L’uso politico della sessualità.
«Conoscevo», prosegue la giovane, «donne stanche (tra cui io stessa) di condurre relazioni con uomini simili a bambini impauriti e immaturi. In questo scenario, la complementarietà uomo-donna si stava trasformando in divergenza prima e ribaltamento poi della mascolinità e femminilità. Con il tempo, iniziai a provare sempre più sfiducia verso gli uomini, mentre cresceva una forte complicità con le donne che fece emergere la mia omosessualità. Ero certa che solo un’altra donna potesse comprendermi e darmi quella protezione che io come donna desideravo. Poco alla volta, però, iniziai a sentirmi svuotata. Oggi rispondo: chi usa la sessualità come tema politico è mosso da interessi che sfruttano la sofferenza delle persone. Al minimo dubbio sulla condizione omosessuale, mi sentivo rispondere: “tu sei così, è la tua vera natura, non devi sentirti in colpa”. La presa di coscienza di quanto fosse alterata la realtà che stavo vivendo mi permise di iniziare un percorso che mi ha portato a riconnettermi con la mia identità, anche sessuale, di donna. Oggi so che la mia omosessualità è stata la conseguenza di un modo di percepire falsamente la mia identità, secondo una realtà artificiale nella quale mascolinità e femminilità assumono caratteri indistinti, liquidi, sostituibili e ribaltabili».
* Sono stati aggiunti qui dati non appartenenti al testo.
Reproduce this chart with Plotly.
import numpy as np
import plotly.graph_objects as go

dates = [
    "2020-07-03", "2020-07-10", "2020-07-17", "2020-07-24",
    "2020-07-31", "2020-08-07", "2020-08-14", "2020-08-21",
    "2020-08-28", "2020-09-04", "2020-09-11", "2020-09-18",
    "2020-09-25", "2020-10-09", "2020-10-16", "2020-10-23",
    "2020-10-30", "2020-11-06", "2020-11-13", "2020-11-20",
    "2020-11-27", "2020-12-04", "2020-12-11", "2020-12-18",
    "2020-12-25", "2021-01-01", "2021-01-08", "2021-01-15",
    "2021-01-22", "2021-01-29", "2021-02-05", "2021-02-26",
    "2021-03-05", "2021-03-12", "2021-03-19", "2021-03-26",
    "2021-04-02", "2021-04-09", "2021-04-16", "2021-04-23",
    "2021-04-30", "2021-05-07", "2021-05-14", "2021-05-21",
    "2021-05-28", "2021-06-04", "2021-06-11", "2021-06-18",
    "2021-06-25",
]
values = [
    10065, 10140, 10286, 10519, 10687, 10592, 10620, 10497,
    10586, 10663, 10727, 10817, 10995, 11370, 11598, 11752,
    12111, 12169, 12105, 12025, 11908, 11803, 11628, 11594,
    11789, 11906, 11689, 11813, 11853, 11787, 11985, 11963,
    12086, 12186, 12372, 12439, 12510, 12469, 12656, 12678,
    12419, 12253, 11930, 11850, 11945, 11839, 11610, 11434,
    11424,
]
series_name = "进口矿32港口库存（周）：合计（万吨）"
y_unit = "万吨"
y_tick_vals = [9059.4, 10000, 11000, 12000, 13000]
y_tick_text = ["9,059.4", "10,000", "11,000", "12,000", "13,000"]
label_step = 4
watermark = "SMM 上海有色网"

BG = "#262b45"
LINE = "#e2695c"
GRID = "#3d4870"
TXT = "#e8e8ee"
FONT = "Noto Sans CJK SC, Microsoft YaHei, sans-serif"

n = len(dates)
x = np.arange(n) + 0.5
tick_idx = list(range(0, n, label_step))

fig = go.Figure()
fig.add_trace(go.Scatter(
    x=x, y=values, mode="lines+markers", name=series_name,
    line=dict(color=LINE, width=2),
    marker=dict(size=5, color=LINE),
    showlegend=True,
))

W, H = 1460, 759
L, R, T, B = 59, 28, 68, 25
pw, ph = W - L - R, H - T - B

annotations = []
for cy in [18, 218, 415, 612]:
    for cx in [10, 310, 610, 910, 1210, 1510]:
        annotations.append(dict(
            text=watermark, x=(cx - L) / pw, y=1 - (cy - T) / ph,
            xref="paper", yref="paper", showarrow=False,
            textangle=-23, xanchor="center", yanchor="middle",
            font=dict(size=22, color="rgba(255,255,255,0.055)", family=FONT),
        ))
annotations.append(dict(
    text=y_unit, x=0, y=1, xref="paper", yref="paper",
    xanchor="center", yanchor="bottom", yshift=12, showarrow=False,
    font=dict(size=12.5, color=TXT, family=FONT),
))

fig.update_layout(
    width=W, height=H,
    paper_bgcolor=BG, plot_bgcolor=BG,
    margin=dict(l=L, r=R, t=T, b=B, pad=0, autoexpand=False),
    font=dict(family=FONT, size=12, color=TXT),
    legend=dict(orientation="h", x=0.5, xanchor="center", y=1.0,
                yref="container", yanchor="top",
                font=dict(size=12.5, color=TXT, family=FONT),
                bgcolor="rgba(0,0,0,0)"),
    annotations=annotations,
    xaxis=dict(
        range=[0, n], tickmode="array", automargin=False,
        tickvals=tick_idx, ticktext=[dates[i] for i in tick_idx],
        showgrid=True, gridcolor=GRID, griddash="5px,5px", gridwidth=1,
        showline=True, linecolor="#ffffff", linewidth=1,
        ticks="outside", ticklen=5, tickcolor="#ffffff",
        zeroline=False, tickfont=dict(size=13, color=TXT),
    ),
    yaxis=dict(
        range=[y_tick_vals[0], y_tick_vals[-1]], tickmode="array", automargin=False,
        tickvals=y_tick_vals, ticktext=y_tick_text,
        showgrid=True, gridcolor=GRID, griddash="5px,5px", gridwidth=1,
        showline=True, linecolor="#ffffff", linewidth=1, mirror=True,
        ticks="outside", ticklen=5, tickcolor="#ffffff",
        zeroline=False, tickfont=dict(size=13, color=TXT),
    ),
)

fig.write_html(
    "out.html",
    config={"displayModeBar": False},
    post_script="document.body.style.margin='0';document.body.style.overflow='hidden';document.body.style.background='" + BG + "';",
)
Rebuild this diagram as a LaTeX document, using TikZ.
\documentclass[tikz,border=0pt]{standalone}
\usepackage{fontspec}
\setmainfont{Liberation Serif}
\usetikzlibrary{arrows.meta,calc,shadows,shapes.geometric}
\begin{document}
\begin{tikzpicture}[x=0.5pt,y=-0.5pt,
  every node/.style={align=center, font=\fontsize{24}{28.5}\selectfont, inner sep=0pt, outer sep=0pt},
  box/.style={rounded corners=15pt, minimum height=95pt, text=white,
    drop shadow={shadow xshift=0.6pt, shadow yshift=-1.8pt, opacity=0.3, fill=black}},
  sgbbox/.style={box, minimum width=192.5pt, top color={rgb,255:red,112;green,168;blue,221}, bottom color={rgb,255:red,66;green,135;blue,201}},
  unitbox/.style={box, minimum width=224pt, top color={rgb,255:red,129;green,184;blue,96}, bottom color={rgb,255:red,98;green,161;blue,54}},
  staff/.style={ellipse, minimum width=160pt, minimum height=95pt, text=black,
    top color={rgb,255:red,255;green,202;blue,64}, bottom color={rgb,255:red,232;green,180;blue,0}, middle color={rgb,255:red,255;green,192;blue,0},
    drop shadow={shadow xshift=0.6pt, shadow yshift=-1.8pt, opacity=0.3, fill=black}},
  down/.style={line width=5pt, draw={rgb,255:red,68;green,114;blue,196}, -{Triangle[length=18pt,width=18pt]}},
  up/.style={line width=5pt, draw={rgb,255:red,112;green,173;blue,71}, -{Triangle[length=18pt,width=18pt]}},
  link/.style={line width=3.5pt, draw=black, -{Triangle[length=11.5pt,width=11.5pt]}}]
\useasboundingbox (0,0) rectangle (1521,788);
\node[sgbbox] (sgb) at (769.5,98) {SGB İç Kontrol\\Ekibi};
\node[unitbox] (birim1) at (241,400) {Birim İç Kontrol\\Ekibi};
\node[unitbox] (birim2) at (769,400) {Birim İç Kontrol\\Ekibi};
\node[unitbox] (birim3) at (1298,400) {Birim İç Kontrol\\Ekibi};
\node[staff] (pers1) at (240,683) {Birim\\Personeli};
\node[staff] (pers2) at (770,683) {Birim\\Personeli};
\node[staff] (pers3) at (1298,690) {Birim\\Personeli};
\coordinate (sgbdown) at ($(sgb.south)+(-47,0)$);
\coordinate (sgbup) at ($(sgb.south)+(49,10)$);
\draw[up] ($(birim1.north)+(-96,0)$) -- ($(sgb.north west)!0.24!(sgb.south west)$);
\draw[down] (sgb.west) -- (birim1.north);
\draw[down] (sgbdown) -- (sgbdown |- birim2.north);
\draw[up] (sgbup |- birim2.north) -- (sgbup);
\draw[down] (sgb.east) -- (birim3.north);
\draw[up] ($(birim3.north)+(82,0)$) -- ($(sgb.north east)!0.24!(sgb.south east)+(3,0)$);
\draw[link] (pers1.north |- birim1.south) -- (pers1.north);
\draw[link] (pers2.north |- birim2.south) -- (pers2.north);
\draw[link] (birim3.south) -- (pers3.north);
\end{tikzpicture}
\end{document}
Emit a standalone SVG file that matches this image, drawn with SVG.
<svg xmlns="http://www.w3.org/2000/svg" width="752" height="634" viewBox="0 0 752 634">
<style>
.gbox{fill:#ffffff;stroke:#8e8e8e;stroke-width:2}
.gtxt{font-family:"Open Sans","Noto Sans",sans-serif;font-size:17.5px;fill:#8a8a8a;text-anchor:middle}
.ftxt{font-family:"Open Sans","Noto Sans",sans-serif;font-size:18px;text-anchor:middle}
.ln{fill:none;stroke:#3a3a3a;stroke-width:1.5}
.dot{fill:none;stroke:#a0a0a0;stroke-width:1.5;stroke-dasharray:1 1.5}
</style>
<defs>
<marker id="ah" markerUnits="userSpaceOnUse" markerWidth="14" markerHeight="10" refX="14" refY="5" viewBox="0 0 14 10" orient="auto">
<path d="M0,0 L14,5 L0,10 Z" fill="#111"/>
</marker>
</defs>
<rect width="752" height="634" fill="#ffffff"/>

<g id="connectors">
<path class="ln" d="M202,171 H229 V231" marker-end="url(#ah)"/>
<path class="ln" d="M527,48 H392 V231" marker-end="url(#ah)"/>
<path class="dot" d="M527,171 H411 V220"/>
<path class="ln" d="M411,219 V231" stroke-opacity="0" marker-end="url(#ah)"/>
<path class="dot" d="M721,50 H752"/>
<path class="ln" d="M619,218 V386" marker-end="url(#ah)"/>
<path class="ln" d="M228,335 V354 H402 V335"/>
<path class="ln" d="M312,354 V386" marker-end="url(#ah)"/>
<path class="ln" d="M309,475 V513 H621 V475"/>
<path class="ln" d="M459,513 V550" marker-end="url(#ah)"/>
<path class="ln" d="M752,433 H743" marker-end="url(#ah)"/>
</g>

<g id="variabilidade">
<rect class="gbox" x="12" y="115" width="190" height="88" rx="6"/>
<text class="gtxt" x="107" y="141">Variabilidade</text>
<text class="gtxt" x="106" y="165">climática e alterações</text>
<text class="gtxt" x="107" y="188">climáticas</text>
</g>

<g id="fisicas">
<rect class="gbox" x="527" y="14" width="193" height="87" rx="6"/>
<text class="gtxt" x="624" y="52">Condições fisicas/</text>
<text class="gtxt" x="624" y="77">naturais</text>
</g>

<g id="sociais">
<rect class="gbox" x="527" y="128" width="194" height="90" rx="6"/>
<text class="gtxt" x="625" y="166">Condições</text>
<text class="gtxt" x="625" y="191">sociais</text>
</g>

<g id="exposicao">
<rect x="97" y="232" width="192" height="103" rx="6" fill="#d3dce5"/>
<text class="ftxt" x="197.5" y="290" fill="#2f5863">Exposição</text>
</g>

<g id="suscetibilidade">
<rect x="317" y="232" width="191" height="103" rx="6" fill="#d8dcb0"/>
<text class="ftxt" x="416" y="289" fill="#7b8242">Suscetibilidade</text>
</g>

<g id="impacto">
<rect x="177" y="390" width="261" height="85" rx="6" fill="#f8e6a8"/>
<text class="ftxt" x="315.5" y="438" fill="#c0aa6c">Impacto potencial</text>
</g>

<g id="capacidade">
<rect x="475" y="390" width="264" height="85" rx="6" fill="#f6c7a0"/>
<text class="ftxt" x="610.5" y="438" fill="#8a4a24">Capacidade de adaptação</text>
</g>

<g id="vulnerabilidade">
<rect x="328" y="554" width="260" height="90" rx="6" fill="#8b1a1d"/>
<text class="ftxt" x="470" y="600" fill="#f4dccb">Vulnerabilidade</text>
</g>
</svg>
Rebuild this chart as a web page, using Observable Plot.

La bisessualità, che all’interno della galassia LGBT rappresenterebbe il 40%, è marginalizzata e vista con sospetto soprattutto dal mondo gay e dalle lesbiche che la considera un’espressione di repressione sessuale. Si legge nel Bisexual Manifesto: «Siamo stanchi di essere analizzati, definiti o, peggio ancora, non essere considerati affatto. Siamo frustrati dall’isolamento e dall’invisibilità che ci sono imposti perché ci si aspetta che scegliamo di essere omosessuali o eterosessuali. La monosessualità è un dettato eterosessista usato per opprimere gli omosessuali e negare la validità della bisessualità, che è un’identità completa e fluida». Questa impossibilità di essere accettati porta le persone con un orientamenteo sessuale “bi” a soffrire di minority stress, il malessere che coinvolge le persone appartenenti a minoranze. Secondo lo studio Who I Am, pubblicato sull’Australian Journal of General Practice lo scorso marzo, (ripreso in Italia da The Vision) su un campione di circa 2500 persone bisessuali, il 58,7% ha avuto episodi di autolesionismo e il 77,6% ha pensato almeno una volta di suicidarsi. Una su quattro ci ha provato. La Fondazione HRC di Hillary Clinton in collaborazione con altri enti ha invece rilasciato il report Health Disparities Among Bisexual People, che evidenzia come le persone bisessuali siano soggette a tassi più alti di obesità, fumo, cancro e malattie sessuali. Una valutazione che dà valore a quanto affermato dalla ex lesbica Francesca: «chi usa la sessualità come tema politico è mosso da interessi che sfruttano la sofferenza delle persone».